Wenn die Politik glaubt, dass RTL und Co. Kontrolleure brauchen, warum lassen sie dann den Beitragszahler dafür blechen und nicht Milliardäre wie die Bertelsmannbesitzer?

Buttkereit 2023: „Es geht gegen oppositionelle Medien“

„Multipolar“-Autor Helge Buttkereit hatte Anfang November 2023 bei seiner Analyse zur Arbeit der Landesmedienanstalten wie Mayen das Wort „Zensurbehörden“ verwendet und sogar von „Wahrheitsministerien“ geschrieben.

Buttkereit beschrieb das Ziel der runderneuerten Vorschriften des Medienstaatsvertrags (MStV) darin, „Fake News und Desinformation zu verhindern oder besser gesagt das, was die Medienanstalten dafür halten. Es geht gegen oppositionelle Medien“. Der Medienrechtler Dr.

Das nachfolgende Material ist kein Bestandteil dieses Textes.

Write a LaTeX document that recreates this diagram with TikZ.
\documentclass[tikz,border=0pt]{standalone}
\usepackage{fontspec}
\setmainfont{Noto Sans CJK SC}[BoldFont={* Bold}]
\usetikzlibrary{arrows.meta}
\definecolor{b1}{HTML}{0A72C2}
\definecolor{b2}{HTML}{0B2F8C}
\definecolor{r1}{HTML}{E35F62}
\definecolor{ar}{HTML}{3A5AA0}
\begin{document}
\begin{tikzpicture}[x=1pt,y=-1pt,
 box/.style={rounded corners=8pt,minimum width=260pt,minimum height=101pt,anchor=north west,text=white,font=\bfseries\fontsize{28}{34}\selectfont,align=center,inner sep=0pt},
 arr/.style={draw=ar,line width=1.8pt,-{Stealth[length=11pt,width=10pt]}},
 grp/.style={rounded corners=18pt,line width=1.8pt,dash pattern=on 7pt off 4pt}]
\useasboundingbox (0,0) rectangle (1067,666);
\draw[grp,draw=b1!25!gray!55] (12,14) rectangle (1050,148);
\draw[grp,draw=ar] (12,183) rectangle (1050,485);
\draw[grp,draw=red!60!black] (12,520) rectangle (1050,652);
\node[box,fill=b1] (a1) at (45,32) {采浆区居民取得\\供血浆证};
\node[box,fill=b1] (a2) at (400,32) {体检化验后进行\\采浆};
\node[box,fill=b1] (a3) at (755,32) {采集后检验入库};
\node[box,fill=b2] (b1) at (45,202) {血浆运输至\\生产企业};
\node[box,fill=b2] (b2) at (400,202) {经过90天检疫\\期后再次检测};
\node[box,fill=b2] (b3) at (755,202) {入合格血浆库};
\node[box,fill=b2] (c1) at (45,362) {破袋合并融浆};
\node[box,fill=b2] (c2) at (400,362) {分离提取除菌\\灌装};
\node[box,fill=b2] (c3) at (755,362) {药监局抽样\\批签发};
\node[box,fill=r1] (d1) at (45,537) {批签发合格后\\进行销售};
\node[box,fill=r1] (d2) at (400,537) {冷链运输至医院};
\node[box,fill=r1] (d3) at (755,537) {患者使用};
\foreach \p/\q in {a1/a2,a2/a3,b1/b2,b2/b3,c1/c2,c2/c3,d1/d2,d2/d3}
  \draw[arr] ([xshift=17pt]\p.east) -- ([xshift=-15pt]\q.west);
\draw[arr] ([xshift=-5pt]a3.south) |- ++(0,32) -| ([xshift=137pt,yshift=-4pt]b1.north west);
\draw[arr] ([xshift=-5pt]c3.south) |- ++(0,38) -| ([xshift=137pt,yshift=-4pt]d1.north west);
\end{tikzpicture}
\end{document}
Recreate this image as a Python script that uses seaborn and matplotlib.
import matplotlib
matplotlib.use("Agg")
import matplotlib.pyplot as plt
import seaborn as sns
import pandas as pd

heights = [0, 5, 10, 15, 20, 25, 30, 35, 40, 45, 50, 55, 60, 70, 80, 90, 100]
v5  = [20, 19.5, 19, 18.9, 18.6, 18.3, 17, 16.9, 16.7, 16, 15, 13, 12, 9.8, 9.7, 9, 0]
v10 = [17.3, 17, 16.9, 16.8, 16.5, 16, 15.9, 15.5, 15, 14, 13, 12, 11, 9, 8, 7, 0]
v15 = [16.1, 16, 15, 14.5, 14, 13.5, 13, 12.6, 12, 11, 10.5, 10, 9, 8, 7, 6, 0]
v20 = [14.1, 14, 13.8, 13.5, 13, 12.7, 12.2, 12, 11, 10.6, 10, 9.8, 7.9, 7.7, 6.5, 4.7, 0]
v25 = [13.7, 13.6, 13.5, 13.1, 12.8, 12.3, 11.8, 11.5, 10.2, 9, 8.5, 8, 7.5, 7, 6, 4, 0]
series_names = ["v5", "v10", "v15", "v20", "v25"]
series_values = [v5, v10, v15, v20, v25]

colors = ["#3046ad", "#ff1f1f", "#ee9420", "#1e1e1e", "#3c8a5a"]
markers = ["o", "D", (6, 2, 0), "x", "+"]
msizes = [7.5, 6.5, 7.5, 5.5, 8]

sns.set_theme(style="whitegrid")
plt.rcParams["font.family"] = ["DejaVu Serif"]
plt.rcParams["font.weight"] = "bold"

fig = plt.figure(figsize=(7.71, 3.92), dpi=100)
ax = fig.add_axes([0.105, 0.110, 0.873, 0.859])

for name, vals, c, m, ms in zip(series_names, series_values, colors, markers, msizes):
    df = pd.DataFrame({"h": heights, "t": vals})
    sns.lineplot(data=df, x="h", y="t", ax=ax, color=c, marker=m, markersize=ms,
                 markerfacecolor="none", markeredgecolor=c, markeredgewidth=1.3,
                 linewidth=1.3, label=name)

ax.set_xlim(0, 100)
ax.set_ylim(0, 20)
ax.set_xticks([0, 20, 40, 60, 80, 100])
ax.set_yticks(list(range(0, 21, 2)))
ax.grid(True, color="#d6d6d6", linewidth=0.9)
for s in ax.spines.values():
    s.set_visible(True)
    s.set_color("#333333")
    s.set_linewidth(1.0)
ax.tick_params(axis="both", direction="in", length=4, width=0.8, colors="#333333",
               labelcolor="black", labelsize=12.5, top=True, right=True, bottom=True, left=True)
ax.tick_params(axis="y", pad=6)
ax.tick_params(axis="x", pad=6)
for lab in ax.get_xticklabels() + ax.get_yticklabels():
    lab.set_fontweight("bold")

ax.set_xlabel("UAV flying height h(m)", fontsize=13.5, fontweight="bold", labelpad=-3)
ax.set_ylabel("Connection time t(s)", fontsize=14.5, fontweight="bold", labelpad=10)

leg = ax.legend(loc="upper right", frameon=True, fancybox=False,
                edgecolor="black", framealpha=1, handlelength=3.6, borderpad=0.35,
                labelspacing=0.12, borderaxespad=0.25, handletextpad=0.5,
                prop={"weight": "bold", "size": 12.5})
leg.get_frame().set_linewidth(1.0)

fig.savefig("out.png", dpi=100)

Wolfgang Lent („Informations- und Medienrecht“), Lehrbeauftragter an der LMU München, sei in einem Artikel vom 8. September 2020 für die „Zeitschrift für Urheber und Medienrecht“ sogar zu dem Schluss gekommen, dass der MStV insgesamt nicht mit der Pressefreiheit vereinbar sei.

Anlass für Buttkereits Analyse war seinerzeit das Verbot von fünf Artikeln des „KenFM“-Nachfolgeportals „Apolut“ durch die Medienanstalt Berlin-Brandenburg (MABB, PDF), die ähnlich wie jetzt die vier „Multipolar“-Texte unter die Lupe genommen worden waren. Am Ende musste „Apolut“ seine bemängelten Texte löschen. Ein „Bußgeld“ gab es zwar nicht. „Apolut“ musste allerdings pro Text 800 Euro „Bearbeitungsgebühr“ zahlen, insgesamt also 4.000 Euro.